U.S. witnesses 12 wettest months in 125-year span
By Ian Livingston
The Washington Post
Flooding swamped parts of the Southeast over the weekend, with as much as a foot of rain falling in western North Carolina. At the same time, the Mississippi River continued its long-lasting assault on communities along its banks. Near St. Louis, the crest over the weekend was second highest on record.
Just the latest high-water news, during what has seemed like a never-ending parade of storms.
During May, a stormy pattern, headlined by widespread flooding in the nation’s heartland and a two-week swarm of tornadoes, boosted the nationally- averaged precipitation to the second highest level on record for the month. The 4.41 inches was 1.5 inches above normal, only trailing 2015’s 4.44 inches, according to the National Oceanic and Atmospheric Administration.
The substantial May total helped pushed the most recent 12-month output for the Lower 48 states to the highest level in 125 years of record-keeping (since 1895): 37.68 inches. It easily topped the previous record 12-month total of 36.20 inches set just last month.
Over the weekend in North Carolina and parts of the adjacent region, early season extreme heat and a rapidly developing drought was replaced by intense rainfall. The signals for flooding were seen days in advance, yet the ferocity of the rainfall was still hard to fathom.
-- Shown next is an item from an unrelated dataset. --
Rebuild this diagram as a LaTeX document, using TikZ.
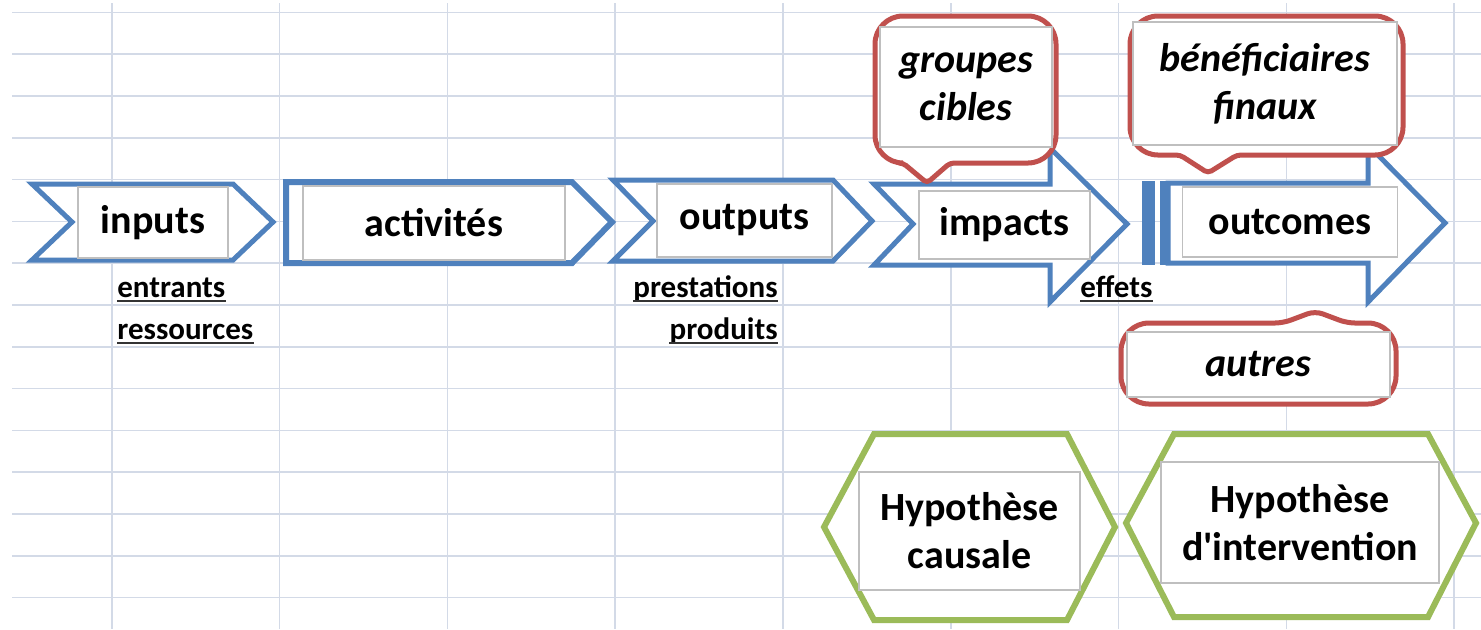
\documentclass[tikz,border=0pt]{standalone}
\usepackage{fontspec}
\setmainfont{Carlito}
\definecolor{gridc}{HTML}{D3DAE7}
\definecolor{chainblue}{HTML}{4F81BD}
\definecolor{calloutred}{HTML}{C0504D}
\definecolor{hexgreen}{HTML}{9BBB59}
\definecolor{boxgray}{HTML}{BFBFBF}

\begin{document}
\begin{tikzpicture}[x=0.5pt, y=-0.5pt,
    gridline/.style={draw=gridc, line width=0.8pt},
    chainshape/.style={draw=chainblue, line width=2.5pt, fill=white},
    callout/.style={draw=calloutred, line width=2.5pt, fill=white},
    hexshape/.style={draw=hexgreen, line width=3pt, fill=white},
    boxsize/.style 2 args={minimum width=#1*0.5pt, minimum height=#2*0.5pt},
    txtbox/.style={draw=boxgray, line width=0.6pt, fill=white, inner sep=0pt,
        align=center, font=\fontsize{20}{24}\selectfont\bfseries},
    itbox/.style={txtbox, font=\fontsize{20}{24}\selectfont\bfseries\itshape},
    ullabel/.style={inner sep=0pt, font=\fontsize{15.5}{18}\selectfont\bfseries},
    ulline/.style={draw=black!80, line width=1pt}]
    \useasboundingbox (0,0) rectangle (1481,629);

    % spreadsheet grid
    \foreach \k in {0,...,14}
        \draw[gridline] (12,{12.3+41.8*\k}) -- (1481,{12.3+41.8*\k});
    \foreach \k in {0,...,8}
        \draw[gridline] ({111.7+167.8*\k},3) -- ({111.7+167.8*\k},629);

    % chain of blue shapes
    \draw[chainshape] (32,184) -- (233,184) -- (273,222) -- (233,260) -- (32,260) -- (72,222) -- cycle;
    \draw[chainshape, line width=3pt] (286,182) -- (572,182) -- (612,222) -- (572,263) -- (286,263) -- cycle;
    \draw[chainshape] (613,180) -- (833,180) -- (872,221) -- (833,261) -- (613,261) -- (653,221) -- cycle;
    \draw[chainshape] (874,184) -- (1050,184) -- (1050,148) -- (1127,224) -- (1050,302) -- (1050,265) -- (874,265) -- (913,224) -- cycle;
    \draw[chainshape] (1168,183) -- (1368,183) -- (1368,145) -- (1445,223) -- (1368,302) -- (1368,263) -- (1168,263) -- cycle;
    \fill[chainblue] (1142,181) rectangle (1155,265);
    \fill[chainblue] (1160,181) rectangle (1170,265);

    % red callouts
    \draw[callout] (965,16) [rounded corners=14] -- (1056,16) -- (1056,163) [rounded corners=2] -- (950,163) -- (927,183) -- (903,163) [rounded corners=14] -- (875,163) -- (875,16) -- cycle;
    \draw[callout] (1265,16) [rounded corners=14] -- (1403,16) -- (1403,155) [rounded corners=2] -- (1237,155) -- (1208,173) -- (1180,155) [rounded corners=14] -- (1130,155) -- (1130,16) -- cycle;
    \draw[callout] (1200,404) [rounded corners=14] -- (1121,404) -- (1121,323) [rounded corners=4] -- (1283,323) -- (1315,311) -- (1347,323) [rounded corners=14] -- (1396,323) -- (1396,404) -- cycle;

    % green hexagons
    \draw[hexshape] (824,527) -- (874,434) -- (1067,434) -- (1115,527) -- (1067,620) -- (874,620) -- cycle;
    \draw[hexshape] (1126,523) -- (1174,434) -- (1428,434) -- (1476,523) -- (1428,617) -- (1174,617) -- cycle;

    % text boxes
    \node[txtbox, boxsize={150}{71}] (inputs) at (153,222.5) {inputs};
    \node[txtbox, boxsize={262}{74}] (activites) at (434,223) {activités};
    \node[txtbox, boxsize={175}{73}] (outputs) at (744.5,220.5) {outputs};
    \node[txtbox, boxsize={171}{68}] (impacts) at (1004.5,225) {impacts};
    \node[txtbox, boxsize={215}{70}] (outcomes) at (1290,222) {outcomes};
    \node[itbox, boxsize={172}{120}] (cibles) at (966,87) {groupes\\cibles};
    \node[itbox, boxsize={264}{123}] (finaux) at (1265,83.5) {bénéficiaires\\finaux};
    \node[itbox, boxsize={263}{65}] (autres) at (1258.5,364.5) {autres};
    \node[txtbox, boxsize={221}{118}] (causale) at (969.5,531) {Hypothèse\\causale};
    \node[txtbox, boxsize={278}{121}] (intervention) at (1300,522.5) {Hypothèse\\d\textquotesingle intervention};

    % underlined cell labels
    \node[ullabel, anchor=base west] (entrants) at (117,297) {entrants};
    \node[ullabel, anchor=base west] (ressources) at (117,339) {ressources};
    \node[ullabel, anchor=base east] (prestations) at (778,297) {prestations};
    \node[ullabel, anchor=base east] (produits) at (778,339) {produits};
    \node[ullabel, anchor=base west] (effets) at (1080,297) {effets};
    \foreach \n in {entrants,ressources,prestations,produits,effets}
        \draw[ulline] ([yshift=-2pt]\n.base west) -- ([yshift=-2pt]\n.base east);
\end{tikzpicture}
\end{document}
Saturday evening, a “high risk” from the Weather Prediction Center Saturday was hoisted as rainfall coalesced over western North Carolina.
A large area saw totals as high as 10 to 12 inches with a few spots exceeding that. Peak totals of 13.64 inches near Brookford and 13.57 inches to the east of Boone were reported by AccuWeather.
Extreme rainfall over a short period led to many waterways overflowing their banks, washing out roads, and entering homes or businesses. The worst was focused in the mountains and foothills.
A slower-motion flood reached its latest apex in and around the St. Louis area over the weekend.
In what has become the longest cycle of Mississippi River flooding since 1927, Saturday’s crest of 46.02 feet at St. Louis was second highest on record for that location, falling only behind a 49.58 foot mark during the Great Flood of 1993.
The weather service office in St. Louis notes that this is the sixth major crest of the Mississippi at St. Louis since 2013, all top 10 marks at that location that date back to the 1700s.
Although the Mississippi River has continually faced more and more flood control measures, various levee and dam failures and over-toppings have caused water to inundate a number of towns and cities in recent months.
Alton, Illinois, to the north of St. Louis, was the latest victim when a flood wall failed last week.